“Frozen Reads” Don’t Belong at Community Theatre Auditions

by Chris Peterson

I recently saw a question come up in a Facebook group about “frozen reads” at community theatre auditions, and I’ll admit it made me pause.

The idea of a “frozen read” caught my attention because, as an audition practice, I don’t think it serves actors or directors especially well.

Cold reads are already a strange little part of the audition process.

Here’s what a cold read entails; you walk into a room, get handed a scene you may have never seen before, take a few minutes to scan it, and then try to make something honest happen with another person while a table of people watches you. 

Some actors are very good at that. Some wonderful actors are not. A cold read can favor people who process quickly, who are comfortable taking risks in front of strangers, or who happen to connect immediately with that particular piece of material.

So no, cold reads are not perfect. But they can be useful.

A “frozen read” is different. By that, I mean an audition read where the actor is expected to deliver the scene in one fixed, predetermined way, with very little room to interpret the material or respond to direction in the moment. The actor is not really being invited to explore the scene. They are being asked to land on a version that already seems to exist before they begin.

I do not think they serve the room very well.

Community theatre auditions are already stressful enough. Most of the people auditioning are not coming in after an afternoon of vocal warmups and character research.

That does not mean the audition should be casual or unprepared. Directors have every right to run an organized room. They should know what they are looking for. They should choose sides that reveal something useful about the roles. They should give actors clear expectations.

When an audition read becomes too fixed, it can start to reward the actor who happens to guess the expected tone, rhythm, or attitude most accurately. That may look efficient in the room, but I am not sure it tells the director enough about what the actor would be like in rehearsal.

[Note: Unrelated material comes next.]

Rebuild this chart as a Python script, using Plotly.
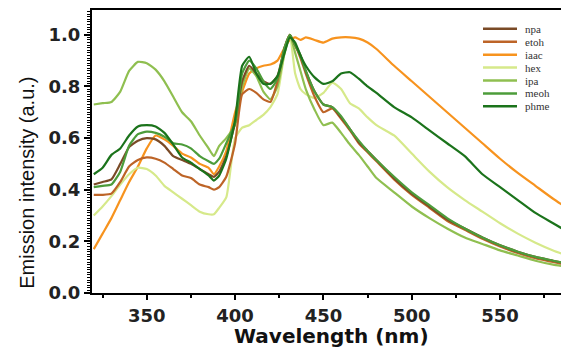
import plotly.graph_objects as go

# ---------------- data ----------------
wavelength = [320, 325, 330, 335, 340, 345, 350, 355, 360, 365, 370, 375, 380, 385, 388, 391,
              395, 400, 404, 408, 412, 416, 420, 424, 428, 431, 434, 437, 440, 445, 450, 455,
              460, 465, 470, 475, 480, 490, 500, 510, 520, 530, 540, 550, 560, 570, 580, 590]

npa = [0.42, 0.43, 0.44, 0.50, 0.565, 0.59, 0.60, 0.595, 0.57, 0.53, 0.515, 0.50, 0.48, 0.46, 0.45, 0.47,
       0.53, 0.66, 0.82, 0.88, 0.85, 0.82, 0.81, 0.84, 0.95, 1.0, 0.96, 0.92, 0.86, 0.78, 0.73, 0.72,
       0.68, 0.635, 0.585, 0.55, 0.515, 0.445, 0.385, 0.335, 0.285, 0.25, 0.215, 0.185, 0.16, 0.14, 0.125, 0.11]

etoh = [0.38, 0.38, 0.385, 0.43, 0.49, 0.515, 0.525, 0.52, 0.505, 0.48, 0.455, 0.445, 0.42, 0.41, 0.40, 0.41,
        0.45, 0.58, 0.77, 0.79, 0.775, 0.75, 0.74, 0.82, 0.95, 1.0, 0.96, 0.91, 0.85, 0.76, 0.70, 0.715,
        0.675, 0.63, 0.58, 0.545, 0.51, 0.44, 0.38, 0.33, 0.28, 0.245, 0.21, 0.18, 0.155, 0.135, 0.12, 0.105]

iaac = [0.17, 0.23, 0.29, 0.36, 0.43, 0.49, 0.56, 0.61, 0.595, 0.57, 0.54, 0.525, 0.50, 0.485, 0.46, 0.49,
        0.55, 0.70, 0.78, 0.85, 0.87, 0.88, 0.885, 0.90, 0.95, 0.98, 0.99, 0.98, 0.99, 0.98, 0.97, 0.985,
        0.99, 0.99, 0.985, 0.97, 0.945, 0.88, 0.82, 0.76, 0.70, 0.64, 0.58, 0.52, 0.465, 0.415, 0.365, 0.32]

hexane = [0.30, 0.335, 0.375, 0.42, 0.46, 0.485, 0.48, 0.455, 0.415, 0.39, 0.365, 0.34, 0.315, 0.305, 0.305, 0.33,
          0.37, 0.60, 0.64, 0.65, 0.67, 0.69, 0.72, 0.77, 0.93, 1.0, 0.85, 0.79, 0.77, 0.755, 0.775, 0.815,
          0.79, 0.735, 0.715, 0.68, 0.65, 0.61, 0.54, 0.47, 0.41, 0.36, 0.315, 0.27, 0.23, 0.195, 0.165, 0.14]

ipa = [0.73, 0.735, 0.74, 0.78, 0.86, 0.895, 0.89, 0.865, 0.82, 0.76, 0.70, 0.665, 0.61, 0.56, 0.53, 0.57,
       0.60, 0.65, 0.80, 0.87, 0.84, 0.78, 0.75, 0.80, 0.93, 1.0, 0.93, 0.86, 0.79, 0.71, 0.65, 0.66,
       0.62, 0.575, 0.535, 0.49, 0.445, 0.39, 0.335, 0.29, 0.25, 0.215, 0.19, 0.165, 0.145, 0.125, 0.11, 0.10]

meoh = [0.41, 0.415, 0.42, 0.47, 0.57, 0.615, 0.625, 0.62, 0.605, 0.58, 0.575, 0.56, 0.53, 0.51, 0.50, 0.52,
        0.58, 0.66, 0.85, 0.90, 0.87, 0.82, 0.79, 0.83, 0.95, 1.0, 0.96, 0.92, 0.86, 0.78, 0.73, 0.72,
        0.685, 0.635, 0.59, 0.55, 0.515, 0.45, 0.39, 0.34, 0.29, 0.25, 0.215, 0.185, 0.16, 0.14, 0.125, 0.11]

phme = [0.46, 0.485, 0.535, 0.56, 0.61, 0.645, 0.65, 0.645, 0.62, 0.575, 0.525, 0.505, 0.48, 0.455, 0.435, 0.455,
        0.52, 0.67, 0.88, 0.915, 0.85, 0.81, 0.81, 0.84, 0.93, 0.99, 0.97, 0.92, 0.88, 0.835, 0.81, 0.82,
        0.85, 0.855, 0.83, 0.80, 0.775, 0.72, 0.68, 0.63, 0.58, 0.53, 0.46, 0.41, 0.36, 0.31, 0.27, 0.23]

legend_names = ["npa", "etoh", "iaac", "hex", "ipa", "meoh", "phme"]
series_values = [npa, etoh, iaac, hexane, ipa, meoh, phme]
colors = ["#7a4a26", "#bd6427", "#f7931e", "#d6e98a", "#8fbf50", "#4c9c3a", "#1b731b"]
draw_order = [2, 3, 4, 1, 0, 5, 6]

x_tick_vals = [350, 400, 450, 500, 550]
y_tick_vals = [0.0, 0.2, 0.4, 0.6, 0.8, 1.0]
y_tick_text = ["0.0", "0.2", "0.4", "0.6", "0.8", "1.0"]

# ---------------- figure ----------------
# the page body adds an 8px margin, so the figure is sized / placed to compensate
OFF = 8
W, H = 569 - OFF, 349 - OFF
PLOT_L, PLOT_T, PLOT_B = 92, 8, 293          # page-pixel positions of the plot box
ML, MT, MR = PLOT_L - OFF, PLOT_T - OFF, 0
MB = H - (PLOT_B - OFF)
PW, PH = W - ML - MR, H - MT - MB

fig = go.Figure()
for i in draw_order:
    fig.add_trace(go.Scatter(
        x=wavelength, y=series_values[i], name=legend_names[i], mode="lines",
        line=dict(color=colors[i], width=2.2, shape="spline", smoothing=0.5),
        showlegend=False, hoverinfo="x+y+name"))

def px_to_paper(px, py):
    fx, fy = px - OFF, py - OFF
    return (fx - ML) / PW, (MT + PH - fy) / PH

# hand-placed legend (compact spacing as in the reference)
shapes = []
annotations = []
for k, (name, col) in enumerate(zip(legend_names, colors)):
    py = 27 + 13 * k
    x0, y0 = px_to_paper(483, py)
    x1, _ = px_to_paper(517, py)
    shapes.append(dict(type="line", xref="paper", yref="paper", x0=x0, x1=x1, y0=y0, y1=y0,
                       line=dict(color=col, width=2.5)))
    tx, _ = px_to_paper(523, py)
    annotations.append(dict(xref="paper", yref="paper", x=tx, y=y0, text=name, showarrow=False,
                            xanchor="left", yanchor="middle",
                            font=dict(family="Liberation Serif", size=11, color="#333333")))

# axis titles
tx, ty = px_to_paper(27, 182)
annotations.append(dict(xref="paper", yref="paper", x=tx, y=ty, text="Emission intensity (a.u.)",
                        textangle=-90, showarrow=False, xanchor="center", yanchor="middle",
                        font=dict(family="Liberation Sans", size=20, color="#111111")))
tx, ty = px_to_paper(331, 336)
annotations.append(dict(xref="paper", yref="paper", x=tx, y=ty, text="Wavelength (nm)",
                        showarrow=False, xanchor="center", yanchor="middle",
                        font=dict(family="DejaVu Sans", size=20, color="#111111", weight="bold")))

fig.update_layout(
    width=W, height=H,
    margin=dict(l=ML, r=MR, t=MT, b=MB, pad=0),
    paper_bgcolor="white", plot_bgcolor="white",
    shapes=shapes, annotations=annotations,
    xaxis=dict(range=[319, 589], showgrid=False, zeroline=False,
               showline=True, linecolor="black", linewidth=2, mirror=True,
               ticks="outside", ticklen=5, tickwidth=1.5, tickcolor="black",
               tickvals=x_tick_vals,
               minor=dict(ticks="outside", dtick=25, tick0=325, ticklen=3, tickwidth=1.5, tickcolor="black"),
               tickfont=dict(family="DejaVu Sans", size=18, color="#222222", weight="bold")),
    yaxis=dict(range=[0, 1.096], showgrid=False, zeroline=False,
               showline=True, linecolor="black", linewidth=2, mirror=False,
               ticks="outside", ticklen=6, tickwidth=1.5, tickcolor="black",
               tickvals=y_tick_vals, ticktext=y_tick_text,
               minor=dict(ticks="outside", dtick=0.01, ticklen=3, tickwidth=1, tickcolor="black"),
               tickfont=dict(family="DejaVu Sans", size=18, color="#222222", weight="bold")),
)

fig.write_html("out.html")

Rehearsal is a process of trying things, adjusting, listening, and building something with other people over time. A good audition should give at least a small glimpse of that process.

This is especially important in community theatre, where directors are not only casting talent. They are casting collaborators, people who will sit through long rehearsals after work, adapt when a scene is not landing, take notes without taking them personally, and help create a room where other people can do good work too.

A frozen read does not give much space for that.

It can also make actors more cautious. Instead of making a clear choice, they may start watching the director’s face, trying to figure out whether they are “doing it right.” That is rarely when actors are at their best. Most actors read better when they feel allowed to participate in the scene, not simply pass a test.

There are better ways to keep an audition focused.

Give actors a short setup before the side. Tell them what matters in the scene. Let them read once. If needed, give a simple adjustment and ask them to try it again. You do not need to turn the audition into a full acting class. Even one brief redirect can reveal a lot.

  • Can the actor listen?

  • Can they shift?

  • Can they stay connected to the other person?

  • Can they make the material feel a little more alive the second time?

Those answers are usually more useful than whether they arrived at the “correct” version on the first attempt.

Cold reads will probably always be part of community theatre auditions, and that is fine. They are not flawless, but when handled well, they can be generous.

Frozen reads, though, feel like they remove the part of the audition that actually matters most: the possibility that something unexpected, human, and useful might happen in the room.